Aim: Report every line below that holds the word "this".
• • • •
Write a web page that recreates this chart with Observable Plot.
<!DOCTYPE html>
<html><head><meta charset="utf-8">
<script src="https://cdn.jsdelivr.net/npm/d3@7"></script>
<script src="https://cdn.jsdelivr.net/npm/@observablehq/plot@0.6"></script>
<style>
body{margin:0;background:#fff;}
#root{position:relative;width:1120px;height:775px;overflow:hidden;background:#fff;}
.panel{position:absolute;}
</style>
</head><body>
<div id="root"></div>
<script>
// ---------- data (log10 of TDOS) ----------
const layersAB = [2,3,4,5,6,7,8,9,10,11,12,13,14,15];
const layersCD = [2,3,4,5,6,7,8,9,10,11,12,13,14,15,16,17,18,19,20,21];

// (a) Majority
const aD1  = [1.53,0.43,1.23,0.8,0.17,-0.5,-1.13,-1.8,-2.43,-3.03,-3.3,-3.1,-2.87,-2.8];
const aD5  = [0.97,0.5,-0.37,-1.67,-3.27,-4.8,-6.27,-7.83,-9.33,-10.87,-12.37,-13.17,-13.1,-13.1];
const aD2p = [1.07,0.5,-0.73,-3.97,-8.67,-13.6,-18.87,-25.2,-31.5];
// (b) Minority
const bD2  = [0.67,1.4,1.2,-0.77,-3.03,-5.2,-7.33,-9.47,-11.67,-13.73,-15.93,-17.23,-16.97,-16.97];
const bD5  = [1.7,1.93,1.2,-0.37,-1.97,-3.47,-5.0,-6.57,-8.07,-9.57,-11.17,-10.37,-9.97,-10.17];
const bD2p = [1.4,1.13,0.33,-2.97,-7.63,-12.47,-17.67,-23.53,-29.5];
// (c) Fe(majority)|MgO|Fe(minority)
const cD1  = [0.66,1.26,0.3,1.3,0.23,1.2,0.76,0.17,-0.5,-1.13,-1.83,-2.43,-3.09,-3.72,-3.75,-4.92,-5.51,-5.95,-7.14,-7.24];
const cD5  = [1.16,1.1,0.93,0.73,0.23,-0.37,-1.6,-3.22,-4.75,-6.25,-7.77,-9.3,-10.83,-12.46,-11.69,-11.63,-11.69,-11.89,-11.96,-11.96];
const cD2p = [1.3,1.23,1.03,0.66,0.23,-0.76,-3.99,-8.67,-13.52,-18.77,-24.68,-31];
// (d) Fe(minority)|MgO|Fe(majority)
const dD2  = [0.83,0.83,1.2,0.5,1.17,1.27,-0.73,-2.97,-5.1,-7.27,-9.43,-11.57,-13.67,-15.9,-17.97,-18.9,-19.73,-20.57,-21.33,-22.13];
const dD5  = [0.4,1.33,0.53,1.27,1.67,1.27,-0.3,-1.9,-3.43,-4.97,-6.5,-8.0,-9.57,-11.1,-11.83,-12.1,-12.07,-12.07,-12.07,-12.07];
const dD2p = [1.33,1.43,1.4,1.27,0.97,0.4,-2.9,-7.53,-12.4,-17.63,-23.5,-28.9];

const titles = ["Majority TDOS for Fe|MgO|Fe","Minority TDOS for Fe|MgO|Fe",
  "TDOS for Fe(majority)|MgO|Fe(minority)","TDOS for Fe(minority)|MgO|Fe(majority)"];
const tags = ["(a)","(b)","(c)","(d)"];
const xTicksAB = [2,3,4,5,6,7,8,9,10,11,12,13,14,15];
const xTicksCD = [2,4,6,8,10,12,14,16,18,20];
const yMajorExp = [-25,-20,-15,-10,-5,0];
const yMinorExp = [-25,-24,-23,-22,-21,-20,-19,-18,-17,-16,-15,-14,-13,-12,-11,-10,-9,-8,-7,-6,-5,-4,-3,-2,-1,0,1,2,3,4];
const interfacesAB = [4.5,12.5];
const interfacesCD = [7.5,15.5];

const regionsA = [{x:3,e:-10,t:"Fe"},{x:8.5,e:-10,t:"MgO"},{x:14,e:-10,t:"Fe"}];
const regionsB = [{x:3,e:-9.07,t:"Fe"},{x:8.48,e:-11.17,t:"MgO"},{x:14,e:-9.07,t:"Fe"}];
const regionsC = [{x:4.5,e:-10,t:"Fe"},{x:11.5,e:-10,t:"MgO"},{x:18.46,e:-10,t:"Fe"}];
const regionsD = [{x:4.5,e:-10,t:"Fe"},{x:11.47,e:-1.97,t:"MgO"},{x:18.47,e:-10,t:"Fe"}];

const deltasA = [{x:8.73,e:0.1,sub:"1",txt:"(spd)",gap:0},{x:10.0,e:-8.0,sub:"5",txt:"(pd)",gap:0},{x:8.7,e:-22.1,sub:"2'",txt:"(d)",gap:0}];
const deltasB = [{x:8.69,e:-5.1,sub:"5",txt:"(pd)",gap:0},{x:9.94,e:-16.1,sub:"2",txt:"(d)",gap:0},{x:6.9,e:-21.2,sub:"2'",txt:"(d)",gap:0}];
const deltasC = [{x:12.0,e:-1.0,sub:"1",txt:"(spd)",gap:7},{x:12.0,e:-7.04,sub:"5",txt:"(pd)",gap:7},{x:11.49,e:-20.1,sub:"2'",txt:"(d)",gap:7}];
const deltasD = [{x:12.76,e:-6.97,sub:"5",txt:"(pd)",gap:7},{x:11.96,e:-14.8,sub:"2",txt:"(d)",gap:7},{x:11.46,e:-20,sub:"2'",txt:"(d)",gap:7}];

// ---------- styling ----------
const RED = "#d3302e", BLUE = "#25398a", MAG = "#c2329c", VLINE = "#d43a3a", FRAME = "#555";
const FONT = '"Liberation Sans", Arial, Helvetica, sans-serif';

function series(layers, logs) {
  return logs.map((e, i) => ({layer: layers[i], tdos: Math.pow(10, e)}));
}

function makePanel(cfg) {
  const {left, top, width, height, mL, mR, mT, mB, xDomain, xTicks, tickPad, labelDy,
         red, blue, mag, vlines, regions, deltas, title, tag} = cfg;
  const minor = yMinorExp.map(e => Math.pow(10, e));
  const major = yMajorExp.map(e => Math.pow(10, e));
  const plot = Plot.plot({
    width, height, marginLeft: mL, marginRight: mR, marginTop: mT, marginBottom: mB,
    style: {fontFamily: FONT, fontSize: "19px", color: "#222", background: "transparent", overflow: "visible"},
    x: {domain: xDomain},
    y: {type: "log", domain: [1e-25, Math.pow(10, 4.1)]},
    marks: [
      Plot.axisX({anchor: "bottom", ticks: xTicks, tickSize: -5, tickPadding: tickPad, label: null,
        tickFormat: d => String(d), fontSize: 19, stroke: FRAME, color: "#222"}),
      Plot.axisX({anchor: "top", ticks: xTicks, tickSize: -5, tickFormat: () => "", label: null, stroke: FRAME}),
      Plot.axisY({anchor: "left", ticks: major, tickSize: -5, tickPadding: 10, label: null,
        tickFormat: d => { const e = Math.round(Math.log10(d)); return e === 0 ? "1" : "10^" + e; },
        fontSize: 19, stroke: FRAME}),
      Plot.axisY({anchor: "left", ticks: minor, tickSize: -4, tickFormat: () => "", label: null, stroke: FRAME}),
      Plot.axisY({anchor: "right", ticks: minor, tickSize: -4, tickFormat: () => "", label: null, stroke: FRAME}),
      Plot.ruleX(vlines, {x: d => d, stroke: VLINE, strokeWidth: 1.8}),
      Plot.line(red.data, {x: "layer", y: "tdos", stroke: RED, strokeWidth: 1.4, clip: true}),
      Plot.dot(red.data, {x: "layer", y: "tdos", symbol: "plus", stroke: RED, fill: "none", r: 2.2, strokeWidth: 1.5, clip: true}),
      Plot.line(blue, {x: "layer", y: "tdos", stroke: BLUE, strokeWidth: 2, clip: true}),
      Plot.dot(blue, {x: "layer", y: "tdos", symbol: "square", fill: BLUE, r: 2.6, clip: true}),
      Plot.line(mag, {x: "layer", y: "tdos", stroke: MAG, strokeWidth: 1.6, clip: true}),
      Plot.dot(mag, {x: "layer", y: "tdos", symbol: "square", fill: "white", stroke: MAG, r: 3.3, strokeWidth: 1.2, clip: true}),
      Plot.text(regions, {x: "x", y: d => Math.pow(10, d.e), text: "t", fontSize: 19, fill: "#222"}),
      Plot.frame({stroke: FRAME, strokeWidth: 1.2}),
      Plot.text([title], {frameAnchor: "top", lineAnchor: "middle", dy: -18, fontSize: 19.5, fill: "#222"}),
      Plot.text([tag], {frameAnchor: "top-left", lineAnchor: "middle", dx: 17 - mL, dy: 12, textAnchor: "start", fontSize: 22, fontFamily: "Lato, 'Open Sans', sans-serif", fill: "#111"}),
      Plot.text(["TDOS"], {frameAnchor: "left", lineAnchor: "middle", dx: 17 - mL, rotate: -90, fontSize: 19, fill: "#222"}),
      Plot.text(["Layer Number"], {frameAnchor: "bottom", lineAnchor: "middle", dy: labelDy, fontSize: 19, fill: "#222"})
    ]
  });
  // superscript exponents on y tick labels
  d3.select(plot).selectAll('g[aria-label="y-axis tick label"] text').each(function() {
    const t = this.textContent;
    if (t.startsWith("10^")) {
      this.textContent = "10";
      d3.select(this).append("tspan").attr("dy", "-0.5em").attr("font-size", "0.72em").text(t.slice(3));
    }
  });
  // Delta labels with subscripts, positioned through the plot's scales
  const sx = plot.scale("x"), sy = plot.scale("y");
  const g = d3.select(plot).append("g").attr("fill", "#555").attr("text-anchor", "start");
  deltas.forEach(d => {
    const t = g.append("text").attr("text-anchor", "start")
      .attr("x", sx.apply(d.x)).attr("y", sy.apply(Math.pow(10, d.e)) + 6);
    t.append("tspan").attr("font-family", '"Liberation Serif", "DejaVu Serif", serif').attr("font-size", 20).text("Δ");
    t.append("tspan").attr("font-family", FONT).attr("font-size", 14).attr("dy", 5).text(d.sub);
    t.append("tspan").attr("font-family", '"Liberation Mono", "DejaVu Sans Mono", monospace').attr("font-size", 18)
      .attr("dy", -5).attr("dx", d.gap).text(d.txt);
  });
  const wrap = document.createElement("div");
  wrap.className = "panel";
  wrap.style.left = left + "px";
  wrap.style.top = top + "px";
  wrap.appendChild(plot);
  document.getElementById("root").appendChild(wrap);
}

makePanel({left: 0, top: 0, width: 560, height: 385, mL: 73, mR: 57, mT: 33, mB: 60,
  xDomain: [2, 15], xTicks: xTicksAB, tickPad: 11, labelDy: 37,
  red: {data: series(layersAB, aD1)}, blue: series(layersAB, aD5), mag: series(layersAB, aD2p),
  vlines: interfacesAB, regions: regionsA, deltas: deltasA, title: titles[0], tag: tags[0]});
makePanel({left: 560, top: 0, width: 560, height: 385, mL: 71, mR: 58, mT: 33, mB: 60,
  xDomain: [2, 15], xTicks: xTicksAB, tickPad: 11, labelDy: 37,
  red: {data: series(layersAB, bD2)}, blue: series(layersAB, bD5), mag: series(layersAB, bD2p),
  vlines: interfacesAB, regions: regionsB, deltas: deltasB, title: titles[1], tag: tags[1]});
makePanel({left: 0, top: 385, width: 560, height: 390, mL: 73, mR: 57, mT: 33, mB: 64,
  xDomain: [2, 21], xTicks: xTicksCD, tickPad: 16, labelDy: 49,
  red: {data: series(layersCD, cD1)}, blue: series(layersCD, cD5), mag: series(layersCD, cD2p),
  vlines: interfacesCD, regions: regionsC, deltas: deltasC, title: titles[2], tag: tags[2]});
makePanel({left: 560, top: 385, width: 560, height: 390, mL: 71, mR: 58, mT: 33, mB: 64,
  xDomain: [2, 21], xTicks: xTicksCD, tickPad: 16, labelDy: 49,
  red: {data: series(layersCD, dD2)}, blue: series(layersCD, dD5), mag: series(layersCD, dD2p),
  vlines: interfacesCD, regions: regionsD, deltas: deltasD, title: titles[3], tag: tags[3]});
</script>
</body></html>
• • • •
Task response:
Write a web page that recreates this chart with Observable Plot.
    const t = this.textContent;
      this.textContent = "10";
      d3.select(this).append("tspan").attr("dy", "-0.5em").attr("font-size", "0.72em").text(t.slice(3));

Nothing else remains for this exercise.